Elle se redresse dans le fauteuil puis se lève, lentement, réprime un geste de la main en direction du pansement sous son œil. J’ai assez dessoulé à présent pour ne pas confondre le désir ravivé avec ce mâle regret d’un corps jeune et valide que je pourrais unir au sien.
— Pourquoi ce surnom ?
— Quand j’étais petite, à Naucalpan, ma mère tenait un bordel, un endroit que tout le monde appelait « La petite Mort »… Tu sais sans doute ce que ça veut dire en français…
— Je le sais…
— C’est là que j’ai grandi, derrière le comptoir de ce commerce éternel. J’ai vu tant de clients patienter au salon pour une fille à l’étage que j’ai fini par discerner dès leur arrivée les faveurs attendues, la douceur préférée ou la morsure profonde qu’ils souhaitaient recevoir de la peau d’une brune, de la bouche d’une blonde. J’ai su ensuite déceler dans leur regard ces blessures secrètes qui mêlent le goût amer du sang et des larmes au plaisir de la chair. La plupart des hommes ignorent ce que je sais d’eux-mêmes, et ce qu’ils veulent vraiment. Ils ne connaissent pas leur vrai visage et portent un masque qui se déforme au fil du temps. Et à la fin du carnaval, ils me confient : « Vicenta Caridad Nieves ! Nous ne sommes plus ceux que nous croyions avoir été ». Mais il est trop tard alors et leurs traits se figent dans l’extase de la mort…
— Voilà comment tu as deviné que la birria de mouton était mon plat préféré ! Les masques, ça me connaît, je les répare ; toi, ton rayon, c’est la mort, tu l’as déjà donnée trois fois !
Elle sourit, ouvre le sac isotherme sur le bureau, en sort deux bols en plastique contenant le délicieux ragoût. Je prends les couverts que je remise dans le tiroir du coin lavabo.
— J’ai vendu le bordel dont j’ ai gardé le nom. Quant à ton faible pour la birria, c’est Miguel qui me l’a dit. Il l’a appris hier en déjeunant dans un petit restaurant du quartier. Des habitués parlaient de toi. Miguel voulait s’assurer de la sécurité avant qu’on vienne ici…
Le maillot de foot bleu roi ondoie légèrement sous sa poitrine quand elle se penche et tend le bras ; Pequeña Muerte retire l’automatique placé par le gorille au fond du sac de livraison. Nous dînons en silence et tout me revient.
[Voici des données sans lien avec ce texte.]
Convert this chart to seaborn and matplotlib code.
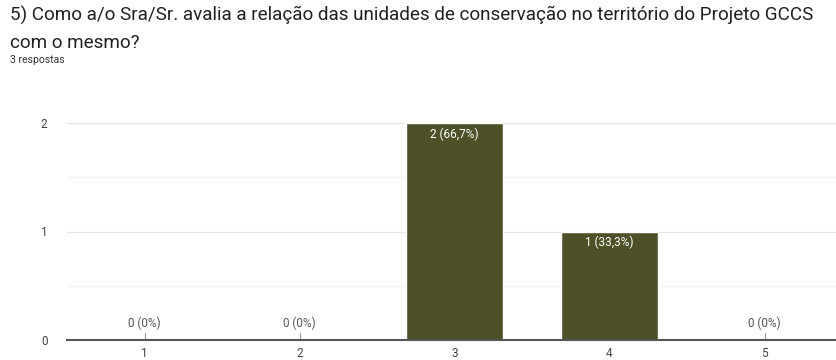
import matplotlib
matplotlib.use("Agg")
import matplotlib.pyplot as plt
import seaborn as sns
import pandas as pd

# Data
categories = ["1", "2", "3", "4", "5"]
counts = [0, 0, 2, 1, 0]
labels = ["0 (0%)", "0 (0%)", "2 (66,7%)", "1 (33,3%)", "0 (0%)"]

title = "5) Como a/o Sra/Sr. avalia a relação das unidades de conservação no território do Projeto GCCS\ncom o mesmo?"
subtitle = "3 respostas"

df = pd.DataFrame({"nota": categories, "respostas": counts})

sns.set_style("white")
plt.rcParams["font.family"] = ["Roboto", "DejaVu Sans"]

fig = plt.figure(figsize=(8.36, 3.6), dpi=100)
ax = fig.add_axes([67 / 836, 20 / 360, 775 / 836, 217 / 360])

sns.barplot(data=df, x="nota", y="respostas", order=categories,
            color="#4e5127", saturation=1, width=0.62, ax=ax)

ax.set_ylim(0, 2)
ax.set_xlim(-0.5, 4.5)
ax.set_yticks([0, 1, 2])
ax.set_yticks([0.5, 1.5], minor=True)
ax.grid(axis="y", which="major", color="#e6e6e6", lw=1)
ax.grid(axis="y", which="minor", color="#f2f2f2", lw=1)
ax.set_axisbelow(True)
for side in ["top", "right", "left"]:
    ax.spines[side].set_visible(False)
ax.spines["bottom"].set_color("#555555")
ax.spines["bottom"].set_linewidth(1.5)
ax.tick_params(axis="both", length=0, labelsize=8.5, colors="#444444")
ax.tick_params(axis="y", pad=14)
ax.tick_params(axis="x", pad=5)
ax.set_xlabel("")
ax.set_ylabel("")

for i, (v, lab) in enumerate(zip(counts, labels)):
    if v > 0:
        ax.text(i, v - 0.04, lab, ha="center", va="top", color="white", fontsize=8.5)
    else:
        ax.plot([i, i], [0, 0.06], color="#999999", lw=0.8)
        ax.text(i, 0.09, lab, ha="center", va="bottom", color="#555555", fontsize=8.5)

fig.text(10 / 836, 1 - 6 / 360, title, ha="left", va="top", fontsize=13.6,
         color="#202124", linespacing=1.6)
fig.text(10 / 836, 1 - 55 / 360, subtitle, ha="left", va="top", fontsize=7.5,
         color="#333333")

fig.savefig("out.png", dpi=100)
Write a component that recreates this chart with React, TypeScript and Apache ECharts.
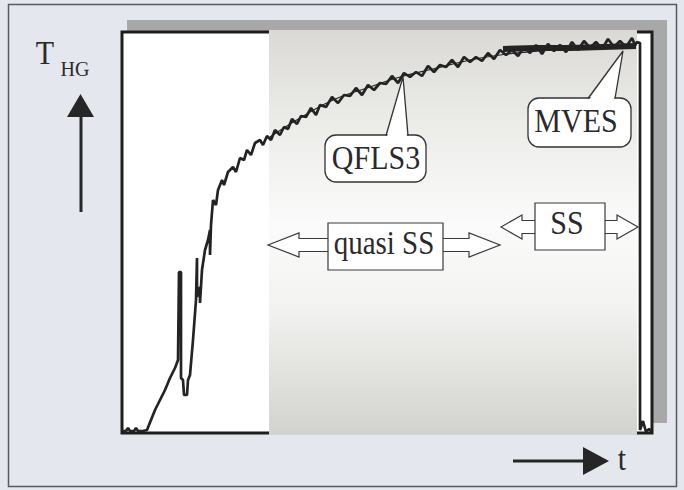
import React, { useEffect, useRef } from "react";
import * as echarts from "echarts";

// time (arbitrary units) and heater-gas temperature (arbitrary units)
const measT = [0, 4, 6, 8, 12, 14, 16, 21, 25, 29, 33, 38, 43, 48, 53, 56, 57, 59, 59, 61, 62, 65, 66, 68, 71, 74, 75, 75, 77, 78, 78, 80, 83, 86, 88, 88, 89, 91, 94, 96, 100, 102, 106, 111, 114, 118, 122, 125, 129, 133, 138, 141, 145, 149, 153, 158, 162, 166, 170, 175, 179, 184, 189, 194, 198, 204, 210, 216, 222, 228, 234, 240, 246, 252, 258, 264, 270, 276, 282, 288, 294, 300, 306, 312, 318, 324, 330, 336, 342, 348, 354, 360, 366, 372, 378, 384, 390, 396, 402, 408, 414, 420, 426, 432, 438, 444, 450, 456, 462, 468, 474, 480, 486, 492, 498, 504, 510, 513, 515, 518, 518, 521, 524, 527, 530];
const measY = [2, 2, 5, 2, 2, 5, 2, 2, 3, 13, 23, 33, 43, 55, 65, 73, 161, 161, 55, 53, 38, 38, 53, 58, 93, 133, 175, 136, 143, 146, 130, 163, 183, 193, 203, 178, 208, 233, 228, 243, 253, 248, 261, 266, 261, 275, 273, 283, 278, 290, 293, 288, 297, 293, 303, 298, 306, 304, 314, 309, 317, 316, 325, 318, 328, 326, 336, 330, 338, 337, 345, 338, 348, 343, 350, 349, 357, 350, 360, 356, 361, 357, 367, 361, 368, 366, 373, 366, 376, 371, 376, 372, 380, 374, 383, 378, 383, 377, 386, 380, 388, 379, 389, 382, 388, 381, 391, 383, 392, 385, 391, 384, 394, 386, 392, 386, 395, 388, 391, 390, 3, 12, 1, 4, 1];

const qflsT = [148, 178, 211, 245, 278, 311, 344, 378, 418, 458, 498, 515];
const qflsY = [296, 315, 333, 345, 356, 364, 372, 378, 382, 385, 387, 388];

const mvesT = [381, 415, 448, 481, 514];
const mvesY = [384, 385, 385, 386, 387];

const labels = {
  yAxis: "T",
  ySub: "HG",
  xAxis: "t",
  fit: "QFLS3",
  est: "MVES",
  quasi: "quasi SS",
  ss: "SS",
};

const pairs = (xs: number[], ys: number[]) => xs.map((x, i) => [x, ys[i]]);

const SERIF = '"Liberation Serif", "Times New Roman", serif';
const INK = "#232323";

function label(text: string, x: number, y: number, size: number, z: number, sy = 1.15) {
  return {
    type: "text",
    z,
    x,
    y,
    scaleY: sy,
    style: { text, x: 0, y: 0, font: `${size}px ${SERIF}`, fill: "#2a2a2a", align: "center", verticalAlign: "middle" },
  };
}

function doubleArrow(x1: number, x2: number, cy: number, head: number, hh: number, sh: number, z: number) {
  return {
    type: "polygon",
    z,
    shape: {
      points: [
        [x1, cy],
        [x1 + head, cy - hh],
        [x1 + head, cy - sh],
        [x2 - head, cy - sh],
        [x2 - head, cy - hh],
        [x2, cy],
        [x2 - head, cy + hh],
        [x2 - head, cy + sh],
        [x1 + head, cy + sh],
        [x1 + head, cy + hh],
      ],
    },
    style: { fill: "#ffffff", stroke: "#3a3a3a", lineWidth: 1.2 },
  };
}

function callout(x: number, y: number, w: number, h: number, b1: number, b2: number, tip: number[], z: number) {
  return [
    {
      type: "rect",
      z,
      shape: { x, y, width: w, height: h, r: 11 },
      style: { fill: "#ffffff", stroke: "#333333", lineWidth: 1.3 },
    },
    {
      type: "polygon",
      z,
      z2: 1,
      shape: { points: [[b1 + 1, y + 2], tip, [b2 - 1, y + 2]] },
      style: { fill: "#ffffff", stroke: null },
    },
    {
      type: "polyline",
      z,
      z2: 2,
      shape: { points: [[b1, y + 0.5], tip, [b2, y + 0.5]] },
      style: { stroke: "#333333", lineWidth: 1.3, fill: null },
    },
  ];
}

export default function App() {
  const ref = useRef<HTMLDivElement>(null);
  useEffect(() => {
    if (!ref.current) return;
    const chart = echarts.init(ref.current, null, { renderer: "svg" });
    const grad = new echarts.graphic.LinearGradient(0, 0, 0, 1, [
      { offset: 0, color: "#dad9d5" },
      { offset: 0.22, color: "#ebebe8" },
      { offset: 0.48, color: "#fbfbfb" },
      { offset: 0.68, color: "#f3f3f1" },
      { offset: 1, color: "#d2d2ce" },
    ]);
    chart.setOption({
      animation: false,
      backgroundColor: "#e4e7ee",
      grid: { left: 122, top: 33, width: 530, height: 400 },
      xAxis: { type: "value", min: 0, max: 530, show: false },
      yAxis: { type: "value", min: 0, max: 400, show: false },
      series: [
        {
          name: labels.est,
          type: "line",
          z: 3,
          data: pairs(mvesT, mvesY),
          showSymbol: false,
          lineStyle: { color: INK, width: 6 },
        },
        {
          name: labels.fit,
          type: "line",
          z: 3,
          data: pairs(qflsT, qflsY),
          smooth: true,
          showSymbol: false,
          lineStyle: { color: INK, width: 1.2 },
        },
        {
          name: "measured",
          type: "line",
          z: 4,
          data: pairs(measT, measY),
          showSymbol: false,
          lineStyle: { color: INK, width: 2.7 },
        },
      ],
      graphic: {
        elements: [
          {
            type: "rect",
            z: 0,
            z2: 0,
            shape: { x: 8.5, y: 4.5, width: 668, height: 482 },
            style: { fill: "#e4e7ee", stroke: "#5a5a5a", lineWidth: 1.5 },
          },
          {
            type: "rect",
            z: 0,
            z2: 1,
            shape: { x: 127, y: 20, width: 540, height: 403 },
            style: { fill: "#a8a8a8" },
          },
          {
            type: "rect",
            z: 0,
            z2: 2,
            shape: { x: 122, y: 32, width: 530, height: 401 },
            style: { fill: "#ffffff", stroke: "#1e1e1e", lineWidth: 3 },
          },
          {
            type: "rect",
            z: 1,
            shape: { x: 269, y: 30, width: 368, height: 405 },
            style: { fill: grad },
          },
          // y-axis label and arrow
          label(labels.yAxis, 45, 53, 30, 5, 1.1),
          label(labels.ySub, 75, 69, 20, 5, 1.0),
          {
            type: "line",
            z: 5,
            shape: { x1: 81, y1: 212, x2: 81, y2: 112 },
            style: { stroke: "#262626", lineWidth: 3 },
          },
          {
            type: "polygon",
            z: 5,
            shape: { points: [[67, 117], [94, 117], [80.5, 94]] },
            style: { fill: "#262626" },
          },
          // x-axis arrow and label
          {
            type: "line",
            z: 5,
            shape: { x1: 513, y1: 461, x2: 588, y2: 461 },
            style: { stroke: "#262626", lineWidth: 3 },
          },
          {
            type: "polygon",
            z: 5,
            shape: { points: [[583, 447], [583, 475], [609, 461]] },
            style: { fill: "#262626" },
          },
          label(labels.xAxis, 622, 459, 30, 5, 1.1),
          // callouts
          ...callout(325, 135, 101, 47, 386, 408, [403, 77], 8),
          label(labels.fit, 376, 157, 30, 9),
          ...callout(528, 98, 103, 49, 588, 615, [623, 51], 8),
          label(labels.est, 576, 120, 30, 9),
          // regime arrows
          doubleArrow(268, 500, 245, 31, 12, 6.5, 8),
          {
            type: "rect",
            z: 8,
            z2: 1,
            shape: { x: 328, y: 223, width: 115, height: 47 },
            style: { fill: "#ffffff", stroke: "#3a3a3a", lineWidth: 1.2 },
          },
          label(labels.quasi, 384, 243, 29, 9),
          doubleArrow(501, 638, 227, 21, 12, 6.5, 8),
          {
            type: "rect",
            z: 8,
            z2: 1,
            shape: { x: 535, y: 203, width: 70, height: 47 },
            style: { fill: "#ffffff", stroke: "#3a3a3a", lineWidth: 1.2 },
          },
          label(labels.ss, 567, 222, 30, 9),
        ],
      },
    });
    return () => chart.dispose();
  }, []);
  return <div ref={ref} style={{ position: "fixed", left: 0, top: 0, width: 684, height: 490 }} />;
}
Je me souviens du cimetière de Sonora, du tapage incessant des crapauds-buffles dans l’ombre des stèles ; de l’enfant couché, indélogeable, sur une dalle de marbre froid ; des birrias que ma tante m’apportait deux fois par jour pendant ces quatre jours et des trois nuits qu’elle passa sur cette pierre, éveillée près de moi.
— Vicenta Caridad Nieves… Ça fait un bail que je n’ai pas mangé un vrai ragoût de mouton !
Le coassement des crapauds-buffles en rut couvre ma dernière parole. La Petite Mort et moi savons qu’il couvrira aussi la détonation puis le bruit sourd de mon corps heurtant le sol.